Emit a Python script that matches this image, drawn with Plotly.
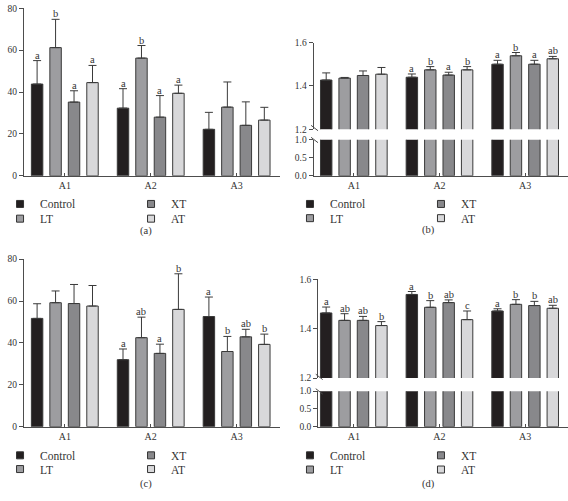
import plotly.graph_objects as go

W, H = 568, 501

groups = ["A1", "A2", "A3"]
series = ["Control", "LT", "XT", "AT"]
colors = ["#231f20", "#9d9da0", "#88888b", "#d8d8da"]

# Panel (a)
a_vals = [[43.8, 32.3, 22.2], [61.2, 56.2, 32.8], [35.2, 28.0, 24.1], [44.5, 39.4, 26.6]]
a_err = [[11.2, 9.3, 8.1], [13.5, 6.0, 12.0], [5.4, 10.3, 11.2], [8.2, 3.9, 6.1]]
a_let = [["a", "a", ""], ["b", "b", ""], ["a", "a", ""], ["a", "a", ""]]

# Panel (b)
b_vals = [[1.427, 1.440, 1.500], [1.436, 1.474, 1.539], [1.448, 1.450, 1.500], [1.454, 1.474, 1.525]]
b_err = [[0.033, 0.015, 0.018], [0.003, 0.015, 0.015], [0.021, 0.013, 0.018], [0.031, 0.015, 0.011]]
b_let = [["", "a", "a"], ["", "b", "b"], ["", "a", "a"], ["", "b", "ab"]]

# Panel (c)
c_vals = [[51.7, 32.0, 52.6], [59.2, 42.5, 35.9], [58.8, 35.0, 42.9], [57.6, 56.0, 39.3]]
c_err = [[7.0, 5.1, 9.3], [5.6, 9.8, 7.2], [9.1, 4.4, 3.6], [9.8, 17.0, 4.9]]
c_let = [["", "a", "a"], ["", "ab", "b"], ["", "a", "ab"], ["", "b", "b"]]

# Panel (d)
d_vals = [[1.464, 1.539, 1.472], [1.434, 1.487, 1.499], [1.434, 1.506, 1.494], [1.413, 1.437, 1.483]]
d_err = [[0.024, 0.012, 0.009], [0.027, 0.027, 0.019], [0.016, 0.011, 0.017], [0.016, 0.035, 0.012]]
d_let = [["a", "a", "a"], ["ab", "b", "b"], ["ab", "ab", "b"], ["b", "c", "ab"]]

SERIF = "Liberation Serif"
TXT = "#333333"
AX = "#4d4d4d"
BARGAP = 0.14


def px(xp):
    return xp / W


def py(yp):
    return 1 - yp / H


fig = go.Figure()

panels = [
    ("x", "y", None, a_vals, a_err, a_let, ("legend", "legend2")),
    ("x2", "y2", "y3", b_vals, b_err, b_let, ("legend3", "legend4")),
    ("x3", "y4", None, c_vals, c_err, c_let, ("legend5", "legend6")),
    ("x4", "y5", "y6", d_vals, d_err, d_let, ("legend7", "legend8")),
]

annotations = []
offsets = [-(1 - BARGAP) / 2 + (1 - BARGAP) / 4 * (j + 0.5) for j in range(4)]

for xa, ya, yt, vals, err, lets, lgs in panels:
    for j, s in enumerate(series):
        ebar = dict(type="data", symmetric=False, array=err[j], arrayminus=[0, 0, 0],
                    color="#3a3a3a", thickness=1, width=4)
        mk = dict(color=colors[j], line=dict(color="#3a3a3a", width=1))
        if yt is None:
            fig.add_trace(go.Bar(x=groups, y=vals[j], name=s, error_y=ebar, marker=mk,
                                 xaxis=xa, yaxis=ya, showlegend=False))
        else:
            # broken axis: lower part and upper part
            fig.add_trace(go.Bar(x=groups, y=vals[j], name=s, marker=mk,
                                 xaxis=xa, yaxis=ya, showlegend=False))
            fig.add_trace(go.Bar(x=groups, y=vals[j], name=s, error_y=ebar, marker=mk,
                                 xaxis=xa, yaxis=yt, showlegend=False))
        for i in range(3):
            if lets[j][i]:
                annotations.append(dict(
                    x=i + offsets[j], y=vals[j][i] + err[j][i],
                    xref=xa, yref=(yt or ya), text=lets[j][i], showarrow=False,
                    yanchor="bottom", xanchor="center", yshift=-2,
                    font=dict(family=SERIF, size=10.5, color=TXT)))
    # legend entries (row 1: Control, XT ; row 2: LT, AT)
    for j, s in enumerate(series):
        lg = lgs[0] if s in ("Control", "XT") else lgs[1]
        fig.add_trace(go.Scatter(x=[None], y=[None], mode="markers", name=s,
                                 marker=dict(symbol="square", size=7, color=colors[j],
                                             line=dict(color="#333333", width=1)),
                                 xaxis=xa, yaxis=ya, legend=lg, hoverinfo="skip",
                                 showlegend=True))

tickfont = dict(family=SERIF, size=9.5, color=TXT)
xtickfont = dict(family=SERIF, size=10, color=TXT)
xcommon = dict(type="category", showline=True, linecolor=AX, linewidth=1, ticks="inside",
               ticklen=3, tickcolor=AX, tickfont=xtickfont, showgrid=False, zeroline=False)
ycommon = dict(showline=True, linecolor=AX, linewidth=1, ticks="outside", ticklen=4,
               tickcolor=AX, tickfont=tickfont, showgrid=False, zeroline=False)

layout = dict(
    width=W, height=H, margin=dict(l=0, r=0, t=0, b=0),
    paper_bgcolor="white", plot_bgcolor="white",
    barmode="group", bargap=BARGAP, bargroupgap=0.38,
    xaxis=dict(xcommon, domain=[px(19), px(277)], anchor="y", range=[-0.477, 2.5]),
    yaxis=dict(ycommon, domain=[py(174.3), py(3.3)], anchor="x", range=[0, 80], dtick=20),
    xaxis2=dict(xcommon, domain=[px(311.3), 1], anchor="y2", range=[-0.47, 2.5]),
    yaxis2=dict(ycommon, domain=[py(174.3), py(137.5)], anchor="x2", range=[0, 1],
                tickvals=[0, 0.5, 1], tickformat=".1f"),
    yaxis3=dict(ycommon, domain=[py(126.8), py(38.3)], anchor="x2", range=[1.2, 1.6],
                tickvals=[1.2, 1.4, 1.6], tickformat=".1f"),
    xaxis3=dict(xcommon, domain=[px(19), px(277)], anchor="y4", range=[-0.477, 2.5]),
    yaxis4=dict(ycommon, domain=[py(430.3), py(259.3)], anchor="x3", range=[0, 80], dtick=20),
    xaxis4=dict(xcommon, domain=[px(316), 1], anchor="y5", range=[-0.415, 2.5]),
    yaxis5=dict(ycommon, domain=[py(430.3), py(394)], anchor="x4", range=[0, 1],
                tickvals=[0, 0.5, 1], tickformat=".1f"),
    yaxis6=dict(ycommon, domain=[py(380.7), py(280)], anchor="x4", range=[1.2, 1.6],
                tickvals=[1.2, 1.4, 1.6], tickformat=".1f"),
)

legfont = dict(family=SERIF, size=11.5, color=TXT)
leg_pos = {
    "legend": (-5, 203), "legend2": (-5, 218),
    "legend3": (287.5, 203), "legend4": (287.5, 217.5),
    "legend5": (-5, 459.5), "legend6": (-5, 473.5),
    "legend7": (287.5, 459.5), "legend8": (287.5, 474),
}
for name, (lx, ly) in leg_pos.items():
    layout[name] = dict(orientation="h", x=px(lx), y=py(ly), xanchor="left", yanchor="middle",
                        entrywidth=86, entrywidthmode="pixels", font=legfont,
                        bgcolor="rgba(0,0,0,0)", borderwidth=0, traceorder="normal")

# panel captions
for lab, (cx, cy) in {"(a)": (142, 230.7), "(b)": (427.3, 230), "(c)": (142, 489), "(d)": (427, 489)}.items():
    annotations.append(dict(x=px(cx), y=py(cy), xref="paper", yref="paper", text=lab,
                            showarrow=False, xanchor="center", yanchor="middle",
                            font=dict(family=SERIF, size=10.5, color=TXT)))

# axis break marks
shapes = []
for axx, y12, y10 in [(311.3, 126.8, 137.5), (316, 380.7, 394)]:
    for yy in (y12 - 1, y10 + 0.5):
        shapes.append(dict(type="line", xref="paper", yref="paper",
                           x0=px(axx - 2.5), y0=py(yy - 3), x1=px(axx + 4.5), y1=py(yy + 2.5),
                           line=dict(color=AX, width=1)))

layout["annotations"] = annotations
layout["shapes"] = shapes
fig.update_layout(**layout)
fig.write_html("out.html")
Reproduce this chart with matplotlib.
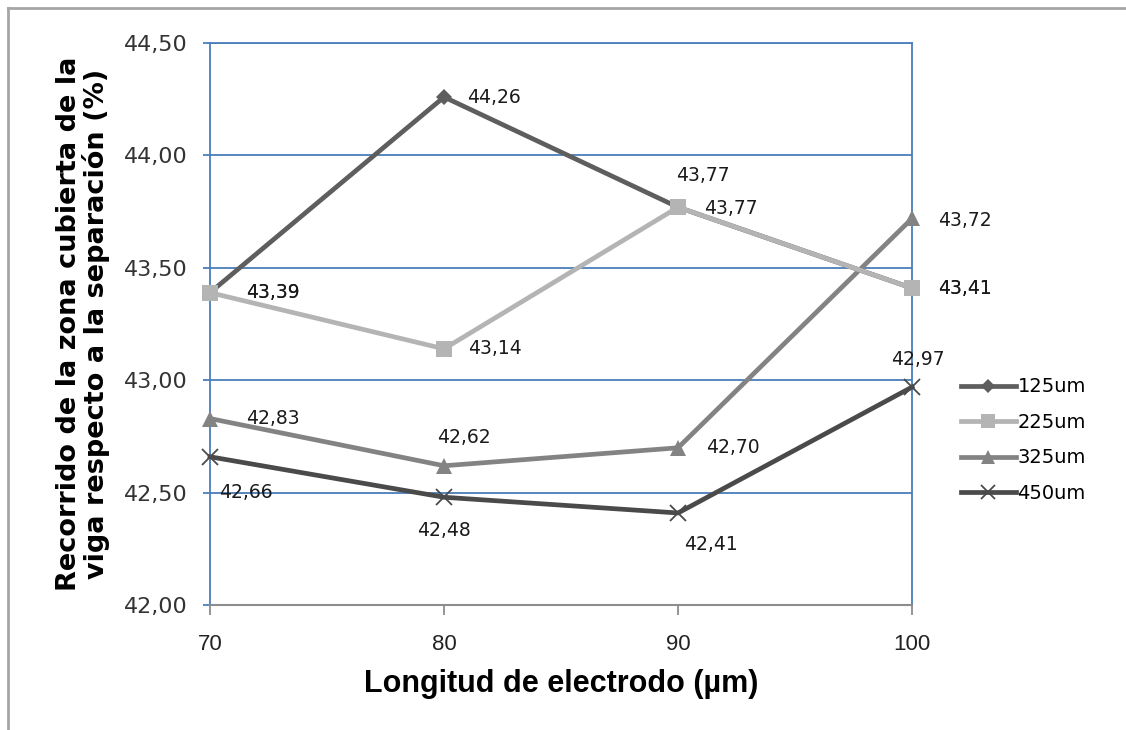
import matplotlib.pyplot as plt
from matplotlib.lines import Line2D

longitud = [70, 80, 90, 100]
series_names = ["125um", "225um", "325um", "450um"]
s125 = [43.39, 44.26, 43.77, 43.41]
s225 = [43.39, 43.14, 43.77, 43.41]
s325 = [42.83, 42.62, 42.70, 43.72]
s450 = [42.66, 42.48, 42.41, 42.97]
y_ticks = [42.0, 42.5, 43.0, 43.5, 44.0, 44.5]

colors = ["#5e5e5e", "#b4b4b4", "#838383", "#4a4a4a"]
markers = ["D", "s", "^", "x"]
msizes = [8, 11.5, 11, 11]

# label centre offsets from each point, in pixels (x right, y down)
offsets_px = [
    [(63, 0), (50, 0), (25, -32), (53, 0)],
    [(63, 0), (51, 0), (53, 1), (53, 0)],
    [(63, 0), (20, -28), (55, 0), (53, 2)],
    [(36, 36), (0, 33), (33, 32), (6, -28)],
]

blue = "#4a7ebb"
px = 72 / 100

fig = plt.figure(figsize=(11.26, 7.30), dpi=100)
ax = fig.add_axes([0.1865, 0.171, 0.6235, 0.770])

data = [s125, s225, s325, s450]
for i, vals in enumerate(data):
    is_x = markers[i] == "x"
    ax.plot(longitud, vals, color=colors[i], lw=3.4, marker=markers[i],
            markersize=msizes[i], markeredgewidth=1.3 if is_x else 0,
            markeredgecolor=colors[i] if is_x else None,
            zorder=3.5 if i == 1 else 3 + i * 0.1, clip_on=False)
    for j, v in enumerate(vals):
        dx, dy = offsets_px[i][j]
        ax.annotate(f"{v:.2f}".replace(".", ","), (longitud[j], v),
                    xytext=(dx * px, -dy * px), textcoords="offset points",
                    ha="center", va="center", fontsize=13.5,
                    family="DejaVu Sans", color="#1a1a1a", zorder=6)

ax.set_xlim(70, 100)
ax.set_ylim(42.0, 44.5)
ax.set_xticks(longitud)
ax.set_xticklabels([str(x) for x in longitud], family="Liberation Sans",
                   fontsize=16, color="#222222")
ax.set_yticks(y_ticks)
ax.set_yticklabels([f"{t:.2f}".replace(".", ",") for t in y_ticks],
                   family="DejaVu Sans", fontsize=16, color="#333333")
ax.yaxis.grid(True, color=blue, lw=1.3)
ax.set_axisbelow(True)

for side in ["left", "right", "top"]:
    ax.spines[side].set_color(blue)
    ax.spines[side].set_linewidth(1.3)
ax.spines["bottom"].set_color("#8c8c8c")
ax.spines["bottom"].set_linewidth(1.5)
ax.tick_params(axis="y", length=5, color=blue, width=1.3, pad=11)
ax.tick_params(axis="x", length=7, color="#8c8c8c", width=1.3, pad=14)

ax.set_xlabel("Longitud de electrodo (µm)", family="Liberation Sans",
              fontweight="bold", fontsize=22, labelpad=10)
ax.set_ylabel("Recorrido de la zona cubierta de la\nviga respecto a la separación (%)",
              family="DejaVu Sans", fontweight="bold", fontsize=19.5,
              labelpad=10, linespacing=1.0)

handles = [Line2D([], [], color=colors[i], lw=3.4, marker=markers[i],
                  markersize=msizes[i] - 1,
                  markeredgewidth=1.3 if markers[i] == "x" else 0,
                  markeredgecolor=colors[i] if markers[i] == "x" else None)
           for i in range(4)]
leg = fig.legend(handles, series_names, loc="upper left",
                 bbox_to_anchor=(0.838, 0.507), frameon=False,
                 prop={"family": "DejaVu Sans", "size": 14},
                 handlelength=2.8, handletextpad=0.1, labelspacing=0.85)

# outer chart frame
fig.add_artist(Line2D([8 / 1126, 1], [1 - 8 / 730, 1 - 8 / 730],
                      color="#a6a6a6", lw=2, transform=fig.transFigure))
fig.add_artist(Line2D([8 / 1126, 8 / 1126], [0, 1 - 8 / 730],
                      color="#a6a6a6", lw=2, transform=fig.transFigure))

fig.savefig("out.png", dpi=100)
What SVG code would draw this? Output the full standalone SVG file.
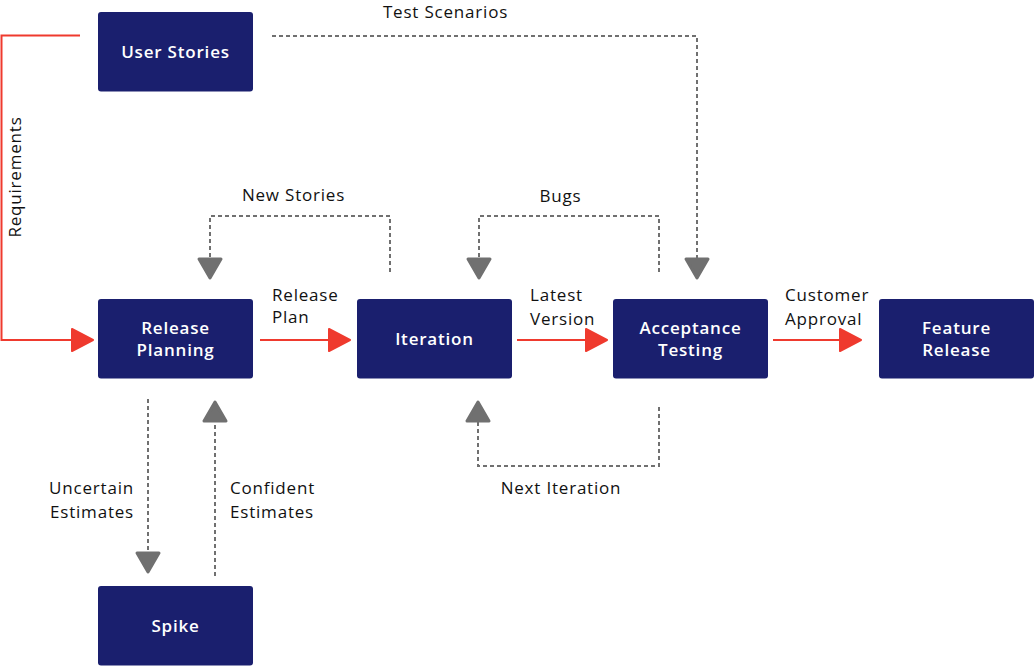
<svg xmlns="http://www.w3.org/2000/svg" width="1035" height="666" viewBox="0 0 1035 666">
<style>
.box{fill:#1a1f6e;}
.nt{font-family:"Open Sans","Liberation Sans",sans-serif;font-weight:600;font-size:17px;letter-spacing:0.8px;fill:#ffffff;text-anchor:middle;}
.lb{font-family:"Open Sans","Liberation Sans",sans-serif;font-size:17px;letter-spacing:0.8px;fill:#111111;}
.red{fill:none;stroke:#ef3a2e;stroke-width:2;}
.dash{fill:none;stroke:#707070;stroke-width:2;stroke-dasharray:4 3;}
</style>
<defs>
<marker id="ar" markerUnits="userSpaceOnUse" markerWidth="26" markerHeight="26" viewBox="0 0 26 26" refX="23" refY="13" orient="auto">
<path d="M2,2 L23,13 L2,24 Z" fill="#ef3a2e" stroke="#ef3a2e" stroke-width="2" stroke-linejoin="round"/>
</marker>
<marker id="ag" markerUnits="userSpaceOnUse" markerWidth="26" markerHeight="28" viewBox="0 0 26 28" refX="22" refY="14" orient="auto">
<path d="M3,3 L22,14 L3,25 Z" fill="#707070" stroke="#707070" stroke-width="3" stroke-linejoin="round"/>
</marker>
</defs>
<g id="connectors">
<path class="red" d="M80,35.5 H1.5 V340 H93" marker-end="url(#ar)"/>
<path class="red" d="M260,340 H350" marker-end="url(#ar)"/>
<path class="red" d="M517,340 H607" marker-end="url(#ar)"/>
<path class="red" d="M773,340 H861" marker-end="url(#ar)"/>
<path class="dash" d="M272,36 H697 V278" marker-end="url(#ag)"/>
<path class="dash" d="M390,272 V216 H210 V278" marker-end="url(#ag)"/>
<path class="dash" d="M659,272 V216 H479 V278" marker-end="url(#ag)"/>
<path class="dash" d="M659,407 V466 H478 V402" marker-end="url(#ag)"/>
<path class="dash" d="M148,399 V572" marker-end="url(#ag)"/>
<path class="dash" d="M215,576 V402" marker-end="url(#ag)"/>
<text class="lb" transform="translate(21,177) rotate(-90)" text-anchor="middle">Requirements</text>
<text class="lb" x="445.5" y="18" text-anchor="middle">Test Scenarios</text>
<text class="lb" x="293.5" y="201" text-anchor="middle">New Stories</text>
<text class="lb" x="560.5" y="202" text-anchor="middle">Bugs</text>
<text class="lb" x="272" y="301">Release</text>
<text class="lb" x="272" y="323">Plan</text>
<text class="lb" x="530" y="301">Latest</text>
<text class="lb" x="530" y="325">Version</text>
<text class="lb" x="785" y="301">Customer</text>
<text class="lb" x="785" y="325">Approval</text>
<text class="lb" x="561" y="494" text-anchor="middle">Next Iteration</text>
<text class="lb" x="134" y="494" text-anchor="end">Uncertain</text>
<text class="lb" x="134" y="518" text-anchor="end">Estimates</text>
<text class="lb" x="230" y="494">Confident</text>
<text class="lb" x="230" y="518">Estimates</text>
</g>
<g id="user-stories">
<rect class="box" x="98" y="12" width="155" height="79.5" rx="3"/>
<text class="nt" x="175.5" y="58">User Stories</text>
</g>
<g id="release-planning">
<rect class="box" x="98" y="299" width="155" height="79.5" rx="3"/>
<text class="nt" x="175.5" y="334">Release</text>
<text class="nt" x="175.5" y="356">Planning</text>
</g>
<g id="iteration">
<rect class="box" x="357" y="299" width="155" height="79.5" rx="3"/>
<text class="nt" x="434.5" y="345">Iteration</text>
</g>
<g id="acceptance-testing">
<rect class="box" x="613" y="299" width="155" height="79.5" rx="3"/>
<text class="nt" x="690.5" y="334">Acceptance</text>
<text class="nt" x="690.5" y="356">Testing</text>
</g>
<g id="feature-release">
<rect class="box" x="879" y="299" width="155" height="79.5" rx="3"/>
<text class="nt" x="956.5" y="334">Feature</text>
<text class="nt" x="956.5" y="356">Release</text>
</g>
<g id="spike">
<rect class="box" x="98" y="586" width="155" height="79.5" rx="3"/>
<text class="nt" x="175.5" y="632">Spike</text>
</g>
</svg>
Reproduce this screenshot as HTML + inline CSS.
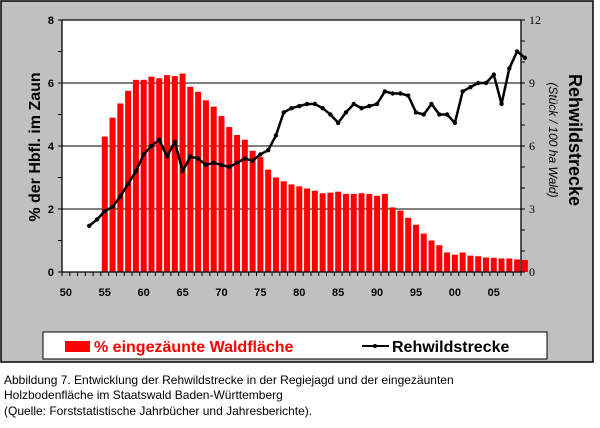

________________________

GIVEN REQUEST: Extract exactly the lines running from the line containing "Reproduce this chart with matplotlib." to the line containing "px = 72 / 100", with both end lines included and all pictures left out.

FULL ANSWER:
Reproduce this chart with matplotlib.
import matplotlib.pyplot as plt
from matplotlib.lines import Line2D

longitud = [70, 80, 90, 100]
series_names = ["125um", "225um", "325um", "450um"]
s125 = [43.39, 44.26, 43.77, 43.41]
s225 = [43.39, 43.14, 43.77, 43.41]
s325 = [42.83, 42.62, 42.70, 43.72]
s450 = [42.66, 42.48, 42.41, 42.97]
y_ticks = [42.0, 42.5, 43.0, 43.5, 44.0, 44.5]

colors = ["#5e5e5e", "#b4b4b4", "#838383", "#4a4a4a"]
markers = ["D", "s", "^", "x"]
msizes = [8, 11.5, 11, 11]

# label centre offsets from each point, in pixels (x right, y down)
offsets_px = [
    [(63, 0), (50, 0), (25, -32), (53, 0)],
    [(63, 0), (51, 0), (53, 1), (53, 0)],
    [(63, 0), (20, -28), (55, 0), (53, 2)],
    [(36, 36), (0, 33), (33, 32), (6, -28)],
]

blue = "#4a7ebb"
px = 72 / 100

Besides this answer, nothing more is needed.